ORGANIC STONE

私達は地球を構成する生命を持った石に過ぎないのですから。

We're On Our Own Side:天使の成長物語としてのグッド・オーメンズ

2019-07-08 21:34:21 | 映画:SF&ファンタジー
5月末にAmazonPrime配信開始されたニール・ゲイマンのThe Good Omens、創世記から友情を育んできた天使と悪魔がアルマゲドンから地球を救おうとするBBCのコメディドラマだ。
天使や悪魔という超自然的存在を現代リアルへ移植することで生まれる機知に富んだユーモアとシニカルなジョーク、挟まれる不条理スケッチ風モノローグはたしかに英国コメディの系譜。そしてこの作品は天使と悪魔のラブコメでもある。ユーモラスに時にほろ苦く丁寧に描かれる、根は優しい悪魔クロウリーとドジな天使アジラフェルの絆の物語。

アジラフェルはまあ真面目な天使と言えるだろう。争いごとは嫌いだし、どちらかというと要領が悪くて出世できないタイプ。創世記~中世での彼は与えられた仕事を真面目にこなし、自分の組織の方針に従い、疑問を感じていても文句は言わない。悪魔のクロウリーに疑問点を突っ込まれても「神のすることには全て意味があるのです!」と模範解答。しかし大事な仕事道具の剣をアダムとイヴにあげてしまうエピソードは、彼が仕事よりも自分の良心を信じる、彼なりの倫理観を優先するタイプであることを教えてくれる。そして6000年過ごしてきた地球がアルマゲドンで破壊されそうになった時、彼は自分がどれだけ地球と人類を愛していたか気づく。天国という組織が一切彼の訴えに耳を貸さず、地球も人類もただの消耗品としか考えていないことを知り、さらに仲間の天使からいじめを受け、彼は自分が属し尽くしてきた組織と天使たちに深く失望する。
その時彼は初めて天国に抵抗する。 それは彼が"my side"と呼んでいた天国側、クロウリーの”your side"(地獄側)の2極と決別し、クロウリーと組み"our side"(2人の同盟)で戦うことを決意した瞬間だったのだろう。 その抵抗はいままで信じていた自分の世界が理想の姿とは程遠い、無慈悲で醜悪なものであることを認め、自分の良心を欺かず生きるための小さな一歩だったのだと思う。
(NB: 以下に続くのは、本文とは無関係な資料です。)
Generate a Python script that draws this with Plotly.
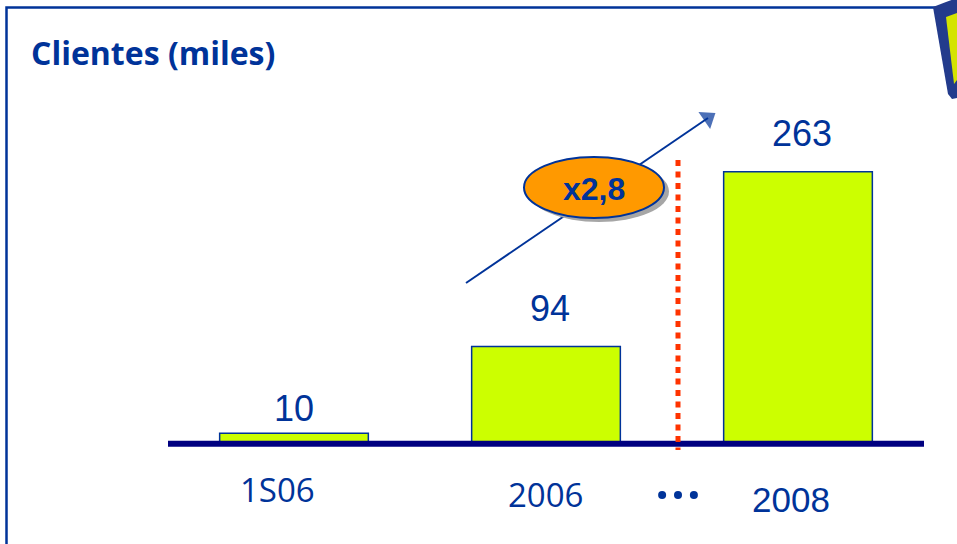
import plotly.graph_objects as go

# --- data ---
categories = ["1S06", "2006", "2008"]
clientes = [10, 94, 263]
value_labels = ["10", "94", "263"]
growth_label = "x2,8"
title_text = "Clientes (miles)"

# --- styling ---
NAVY = "#003399"
AXIS_NAVY = "#000080"
LIME = "#CCFF00"
ORANGE = "#FF9900"
RED = "#FF3300"

W, H = 957, 544
PX_PER_CAT = 252.0
PX_PER_UNIT = 1.0342
X0_PX = 294.0          # pixel of the first category centre
Y0_PX = 443.7          # pixel of the value 0

x_range = [-X0_PX / PX_PER_CAT, (W - X0_PX) / PX_PER_CAT]
y_range = [-(H - Y0_PX) / PX_PER_UNIT, Y0_PX / PX_PER_UNIT]


def px_to_x(px):
    return (px - X0_PX) / PX_PER_CAT


def px_to_y(py):
    return (Y0_PX - py) / PX_PER_UNIT


def paper(px, py):
    return px / W, 1 - py / H


fig = go.Figure()

fig.add_trace(go.Bar(
    x=list(range(len(categories))),
    y=clientes,
    width=0.59,
    marker=dict(color=LIME, line=dict(color=NAVY, width=1.5)),
    hoverinfo="skip",
))

# growth arrow between 2006 and 2008
arrow_x = [px_to_x(466), px_to_x(708)]
arrow_y = [px_to_y(283), px_to_y(118)]
fig.add_trace(go.Scatter(
    x=arrow_x, y=arrow_y,
    mode="lines+markers",
    line=dict(color=NAVY, width=2),
    marker=dict(symbol=["circle", "triangle-up"], size=[0, 18], color=NAVY,
                angleref="previous", line=dict(width=0)),
    hoverinfo="skip",
))

# separator position (broken time axis)
sep_x = px_to_x(678)
dot_offsets = [-0.063, 0.0, 0.063]
fig.add_trace(go.Scatter(
    x=[sep_x + d for d in dot_offsets],
    y=[px_to_y(495)] * 3,
    mode="markers",
    marker=dict(color=NAVY, size=8),
    hoverinfo="skip",
))

shapes = []

# panel frame
bx0, by0 = paper(6.5, 7.5)
shapes.append(dict(type="rect", xref="paper", yref="paper",
                   x0=bx0, x1=1.2, y0=-0.2, y1=by0,
                   line=dict(color=NAVY, width=2.5), fillcolor="rgba(0,0,0,0)",
                   layer="above"))

# baseline
shapes.append(dict(type="line", xref="x", yref="y",
                   x0=-0.5, x1=len(categories) - 0.5, y0=0, y1=0,
                   line=dict(color=AXIS_NAVY, width=6), layer="above"))

# dotted separator
shapes.append(dict(type="line", xref="x", yref="y",
                   x0=sep_x, x1=sep_x, y0=px_to_y(160), y1=px_to_y(450),
                   line=dict(color=RED, width=5, dash="6px,5.5px"), layer="above"))

# growth ellipse with shadow
ex0, ex1, ey0, ey1 = 524, 664, 157, 218
shapes.append(dict(type="circle", xref="x", yref="y",
                   x0=px_to_x(ex0 + 5), x1=px_to_x(ex1 + 5),
                   y0=px_to_y(ey1 + 4), y1=px_to_y(ey0 + 4),
                   fillcolor="#A6A6A6", line=dict(width=0), layer="above"))
shapes.append(dict(type="circle", xref="x", yref="y",
                   x0=px_to_x(ex0), x1=px_to_x(ex1),
                   y0=px_to_y(ey1), y1=px_to_y(ey0),
                   fillcolor=ORANGE, line=dict(color=NAVY, width=2), layer="above"))


# corner emblem
def path_from(points):
    pts = [paper(a, b) for a, b in points]
    return "M" + " L".join(f"{u:.4f},{v:.4f}" for u, v in pts) + " Z"


shapes.append(dict(type="path", xref="paper", yref="paper",
                   path=path_from([(933, 7), (946, 2), (957, -2), (957, 98),
                                   (952, 99), (948, 94)]),
                   fillcolor="#233B8C", line=dict(width=0), layer="above"))
shapes.append(dict(type="path", xref="paper", yref="paper",
                   path=path_from([(946, 17), (957, 13), (957, 80), (954, 84)]),
                   fillcolor="#D4E400", line=dict(width=0), layer="above"))

annotations = []

# title
tx, ty = paper(29, 52)
annotations.append(dict(xref="paper", yref="paper", x=tx, y=ty,
                        xanchor="left", yanchor="middle", showarrow=False,
                        text=f"<b>{title_text}</b>",
                        font=dict(family="Open Sans", size=32, color=NAVY)))

# value labels above bars
value_shift = [25, 38, 38]
for i, (v, lab) in enumerate(zip(clientes, value_labels)):
    annotations.append(dict(x=i, y=v, xref="x", yref="y", showarrow=False,
                            xanchor="center", yanchor="middle",
                            xshift=[0, 4, 4][i], yshift=value_shift[i],
                            text=lab,
                            font=dict(family="Liberation Sans, Arial", size=36, color=NAVY)))

# category labels below the baseline
cat_xshift = [-17, -1, -7]
cat_yshift = [-46, -51, -56]
cat_fonts = ["Open Sans", "Open Sans", "Liberation Sans, Arial"]
cat_sizes = [33, 33, 35]
for i, c in enumerate(categories):
    annotations.append(dict(x=i, y=0, xref="x", yref="y", showarrow=False,
                            xanchor="center", yanchor="middle",
                            xshift=cat_xshift[i], yshift=cat_yshift[i],
                            text=c,
                            font=dict(family=cat_fonts[i], size=cat_sizes[i], color=NAVY)))

# growth factor text
annotations.append(dict(x=px_to_x(594), y=px_to_y(189), xref="x", yref="y",
                        showarrow=False, xanchor="center", yanchor="middle",
                        text=f"<b>{growth_label}</b>",
                        font=dict(family="Liberation Sans, Arial", size=32, color=NAVY)))

fig.update_layout(
    width=W, height=H,
    margin=dict(l=0, r=0, t=0, b=0),
    paper_bgcolor="white", plot_bgcolor="white",
    showlegend=False,
    xaxis=dict(range=x_range, visible=False, fixedrange=True),
    yaxis=dict(range=y_range, visible=False, fixedrange=True),
    shapes=shapes,
    annotations=annotations,
)

fig.write_html("out.html", config={"displayModeBar": False})
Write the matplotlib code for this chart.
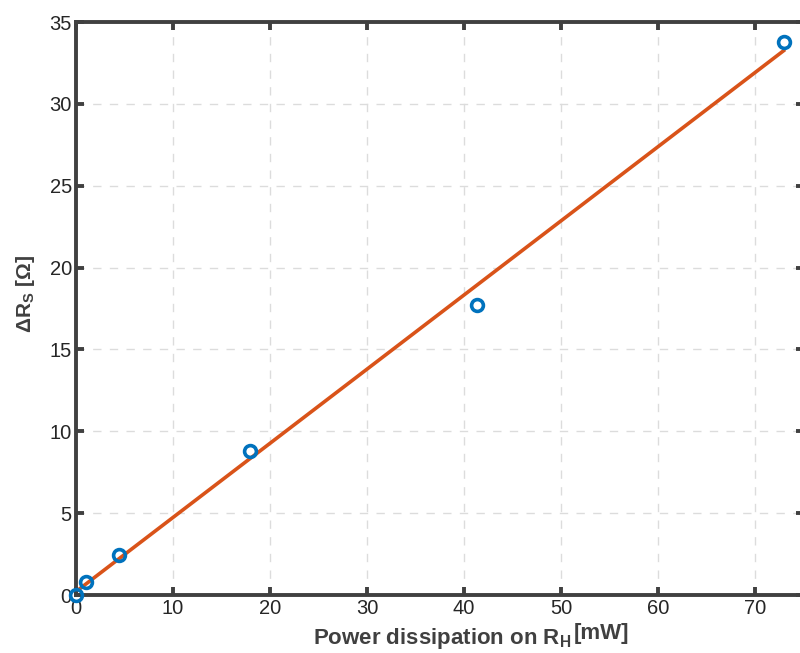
import numpy as np
import matplotlib.pyplot as plt

plt.rcParams['font.family'] = ['Liberation Sans', 'DejaVu Sans']
plt.rcParams['mathtext.fontset'] = 'custom'
plt.rcParams['mathtext.rm'] = 'Liberation Sans'
plt.rcParams['mathtext.bf'] = 'Liberation Sans:bold'

# measured points
power_mw = [0.0, 1.0, 4.4, 17.9, 41.3, 72.95]
delta_rs = [0.0, 0.8, 2.45, 8.8, 17.7, 33.8]

x_ticks = [0, 10, 20, 30, 40, 50, 60, 70]
y_ticks = [0, 5, 10, 15, 20, 25, 30, 35]

# linear fit
slope, icpt = np.polyfit(power_mw, delta_rs, 1)
fit_x = np.array([0.0, power_mw[-1]])
fit_y = slope * fit_x + icpt

fig = plt.figure(figsize=(8, 6.53), dpi=100)
ax = fig.add_axes([0.095, 0.0888, 0.9094, 0.8775])

ax.plot(power_mw, delta_rs, 'o', mfc='none', mec='#0072BD', mew=2.6, ms=8.5,
        zorder=3, clip_on=False)
ax.plot(fit_x, fit_y, '-', color='#D95319', lw=2.6, zorder=2, clip_on=False)

ax.set_xlim(0, 75)
ax.set_ylim(0, 35)
ax.set_xticks(x_ticks)
ax.set_yticks(y_ticks)
ax.grid(True, ls=(0, (6, 6)), color='#dcdcdc', lw=1.0)
ax.set_axisbelow(True)

for s in ax.spines.values():
    s.set_color('#404040')
    s.set_linewidth(2.8)
ax.tick_params(direction='in', length=6, width=2.8, color='#404040',
               labelsize=14.5, labelcolor='#262626', top=True, right=True, pad=3)

# y label
ax.set_ylabel(r'$\mathregular{\Delta}$R$_\mathregular{S}$ [Ω]', fontsize=15,
              fontweight='bold', color='#404040')
ax.yaxis.set_label_coords(-0.053, 0.525)

# x label, with raised unit
t = fig.text(0.391, 0.014, r'Power dissipation on R$_\mathregular{H}$', fontsize=16,
             fontweight='bold', color='#404040', va='baseline', ha='left')
ax.annotate('[mW]', xy=(1, 0), xycoords=t, xytext=(2, 5), textcoords='offset points',
            fontsize=16, fontweight='bold', color='#404040', va='bottom', ha='left',
            annotation_clip=False)

fig.savefig('out.png', dpi=100)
彼は気の優しい天使だが、ソフトな外見からは想像できない強いプライドと頑固さを合わせ持っている。好意を寄せているのにもかかわらず、クロウリーに自分の組織に有利になるために嘘をついたり汚れ仕事をさせようとする狡猾さもある。はさみと悪魔は使いようって訳だ。しかし天使のプライドが抑えていたのであろうクロウリーへの接し方も、天国という組織から決別する勇気を持つことで変化していく。
最終話、クロウリーに「お前はもうどちらの側でもない、俺たちは俺たちだ」といわれた時に見せるアジラフェルの複雑な表情は、自分がもうかつて慣れ親しんだ組織に属さないことを理解した苦痛と、漠然とした未来への不安だったに違いない。最終話最後のレストランでのシーン、彼はクロウリーからの褒め言葉「お前にも友達に値するくそ野郎な部分があるから」に素直に感情を見せる。(注:吹き替え版ではクロウリーの"worth knowing"友達として価値がある、が省略されている)はにかんだような、明らかにうれしさと戸惑いを隠せない子供のような表情は、それまでのクロウリーからの愛情表現に見せた微妙な表情とは明らかに違っていた。
彼にはもうかつての組織に失望した悲しみも未来への不安も、クロウリーへの思いを隠す過剰なプライドもない。あるのはこれからの新しい人生と新しい世界への希望だ、そして彼とクロウリーのこれからも変わらないであろう絆へのささやかな神からの贈り物がナイチンゲールの歌だった。お互いの立場の違いを超え、新しい一歩を踏み出した2人に神が贈ったささやかな奇跡。彼らはそれに気づいていないし、神もまた誰も奇跡に気づいていないことを気にしていない。もう粋すぎて泣いた。※鳥好きとしてはナイチンゲールが歌っているようには見えないのが残念だがな。。

この作品は私にとって「たかがコメディ」の域を超えたドラマだった。その理由はPixarの一連の作品や「リトル・ミス・サンシャイン」といった映画のそれに似て、広域的な意味での愛に溢れていること。コメディであることとファンタジーであること、シリアスなテーマを内包し優れた良質なドラマであることは両立する。ここで言う愛は血の繋がりや性別は関係ない。間違ったことにNOと言える勇気と、自分らしく生きるための小さな一歩を踏み出す勇気を称えるマジカルコメディ。